GIVEN DATA:
◆ ◆ ◆ ◆ ◆

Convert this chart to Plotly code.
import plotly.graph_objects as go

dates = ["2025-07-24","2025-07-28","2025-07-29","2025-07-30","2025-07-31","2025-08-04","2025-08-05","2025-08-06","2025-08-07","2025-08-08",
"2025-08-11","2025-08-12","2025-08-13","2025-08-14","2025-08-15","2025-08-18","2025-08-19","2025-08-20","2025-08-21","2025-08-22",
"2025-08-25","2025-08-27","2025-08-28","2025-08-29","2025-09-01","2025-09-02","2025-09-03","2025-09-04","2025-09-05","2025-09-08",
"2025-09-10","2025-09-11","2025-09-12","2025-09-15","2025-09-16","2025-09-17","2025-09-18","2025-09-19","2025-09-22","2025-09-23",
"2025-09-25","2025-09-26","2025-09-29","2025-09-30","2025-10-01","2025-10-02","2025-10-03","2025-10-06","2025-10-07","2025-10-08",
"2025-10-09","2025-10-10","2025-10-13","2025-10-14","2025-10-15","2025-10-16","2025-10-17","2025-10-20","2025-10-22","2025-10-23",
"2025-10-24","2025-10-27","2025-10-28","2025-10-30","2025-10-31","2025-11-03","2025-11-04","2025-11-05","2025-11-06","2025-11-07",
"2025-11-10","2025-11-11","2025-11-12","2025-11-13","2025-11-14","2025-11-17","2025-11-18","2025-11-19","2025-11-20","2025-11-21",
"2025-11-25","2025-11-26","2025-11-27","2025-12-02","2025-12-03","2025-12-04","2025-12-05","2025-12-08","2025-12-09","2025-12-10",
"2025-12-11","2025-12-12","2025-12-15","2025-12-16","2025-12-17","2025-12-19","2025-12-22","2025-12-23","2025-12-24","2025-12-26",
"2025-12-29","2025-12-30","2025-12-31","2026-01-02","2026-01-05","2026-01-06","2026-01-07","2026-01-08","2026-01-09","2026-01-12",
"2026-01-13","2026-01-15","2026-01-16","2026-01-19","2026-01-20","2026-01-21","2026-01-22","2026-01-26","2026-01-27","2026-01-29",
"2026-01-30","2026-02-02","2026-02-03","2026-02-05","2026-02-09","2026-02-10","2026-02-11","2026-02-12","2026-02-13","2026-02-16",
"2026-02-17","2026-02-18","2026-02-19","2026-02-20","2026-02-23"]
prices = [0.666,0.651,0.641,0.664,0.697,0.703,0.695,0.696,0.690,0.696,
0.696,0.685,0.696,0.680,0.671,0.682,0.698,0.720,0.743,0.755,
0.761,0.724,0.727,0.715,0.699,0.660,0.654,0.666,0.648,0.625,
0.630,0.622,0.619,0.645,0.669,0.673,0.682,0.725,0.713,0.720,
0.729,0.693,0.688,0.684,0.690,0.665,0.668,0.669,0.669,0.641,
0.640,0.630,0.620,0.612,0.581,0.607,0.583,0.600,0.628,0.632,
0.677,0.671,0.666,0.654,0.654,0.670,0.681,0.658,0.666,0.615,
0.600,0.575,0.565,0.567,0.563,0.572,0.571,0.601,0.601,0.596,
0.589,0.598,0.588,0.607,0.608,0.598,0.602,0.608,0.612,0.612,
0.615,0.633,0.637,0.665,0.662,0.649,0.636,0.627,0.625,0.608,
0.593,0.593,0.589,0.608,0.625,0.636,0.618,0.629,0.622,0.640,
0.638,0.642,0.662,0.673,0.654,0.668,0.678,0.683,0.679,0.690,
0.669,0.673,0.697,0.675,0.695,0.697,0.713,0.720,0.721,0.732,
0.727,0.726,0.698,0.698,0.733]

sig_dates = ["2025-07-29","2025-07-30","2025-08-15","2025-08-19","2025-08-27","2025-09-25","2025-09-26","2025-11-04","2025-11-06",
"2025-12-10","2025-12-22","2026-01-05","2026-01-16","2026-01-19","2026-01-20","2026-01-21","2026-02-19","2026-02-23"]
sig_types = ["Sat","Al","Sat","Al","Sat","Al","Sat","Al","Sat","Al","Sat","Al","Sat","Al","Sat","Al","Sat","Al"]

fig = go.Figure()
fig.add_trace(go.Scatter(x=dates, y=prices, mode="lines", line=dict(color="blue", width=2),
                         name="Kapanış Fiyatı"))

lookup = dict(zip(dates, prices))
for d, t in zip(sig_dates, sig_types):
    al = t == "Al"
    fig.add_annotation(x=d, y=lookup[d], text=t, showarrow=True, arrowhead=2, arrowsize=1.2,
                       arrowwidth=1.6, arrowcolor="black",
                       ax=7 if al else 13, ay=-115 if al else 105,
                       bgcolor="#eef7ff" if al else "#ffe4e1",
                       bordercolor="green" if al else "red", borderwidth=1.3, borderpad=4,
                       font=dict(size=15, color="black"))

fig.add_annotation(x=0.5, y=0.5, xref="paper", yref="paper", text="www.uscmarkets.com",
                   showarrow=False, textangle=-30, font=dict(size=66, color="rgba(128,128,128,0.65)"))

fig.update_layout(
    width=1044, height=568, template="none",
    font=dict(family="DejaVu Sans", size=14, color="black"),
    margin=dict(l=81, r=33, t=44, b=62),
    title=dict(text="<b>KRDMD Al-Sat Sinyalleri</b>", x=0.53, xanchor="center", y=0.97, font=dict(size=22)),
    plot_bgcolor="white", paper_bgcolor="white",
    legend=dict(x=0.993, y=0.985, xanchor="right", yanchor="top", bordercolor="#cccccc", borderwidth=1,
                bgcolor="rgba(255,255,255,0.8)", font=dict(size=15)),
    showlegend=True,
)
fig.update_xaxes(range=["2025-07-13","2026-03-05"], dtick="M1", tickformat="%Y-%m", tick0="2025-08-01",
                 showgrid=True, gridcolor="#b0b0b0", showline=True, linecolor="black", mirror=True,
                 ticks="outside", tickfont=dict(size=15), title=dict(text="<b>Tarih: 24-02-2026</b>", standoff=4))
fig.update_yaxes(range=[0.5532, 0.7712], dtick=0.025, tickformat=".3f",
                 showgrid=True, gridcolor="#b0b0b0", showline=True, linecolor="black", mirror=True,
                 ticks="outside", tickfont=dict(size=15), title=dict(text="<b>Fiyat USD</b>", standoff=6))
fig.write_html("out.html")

◆ ◆ ◆ ◆ ◆

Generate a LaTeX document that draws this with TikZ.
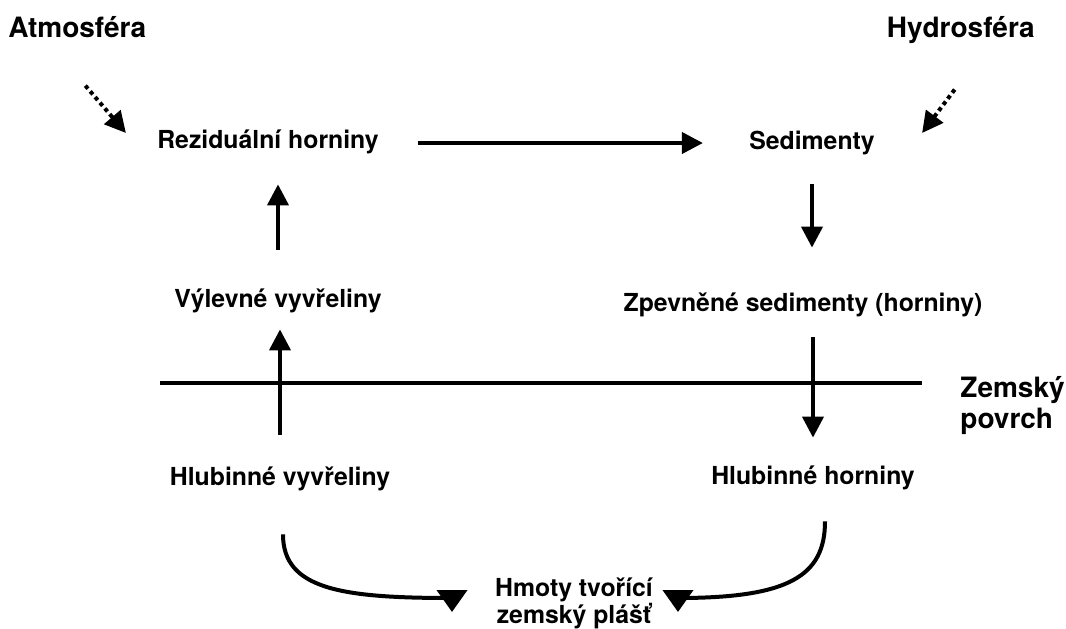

◆ ◆ ◆ ◆ ◆

WHAT YOU NEED TO DO: Starting with the line with "Convert this chart to Plotly code." and ending with the line with "import plotly.graph_objects as go", extract every line exactly and nothing outside that span.

EXERCISE RESPONSE:
Convert this chart to Plotly code.
import plotly.graph_objects as go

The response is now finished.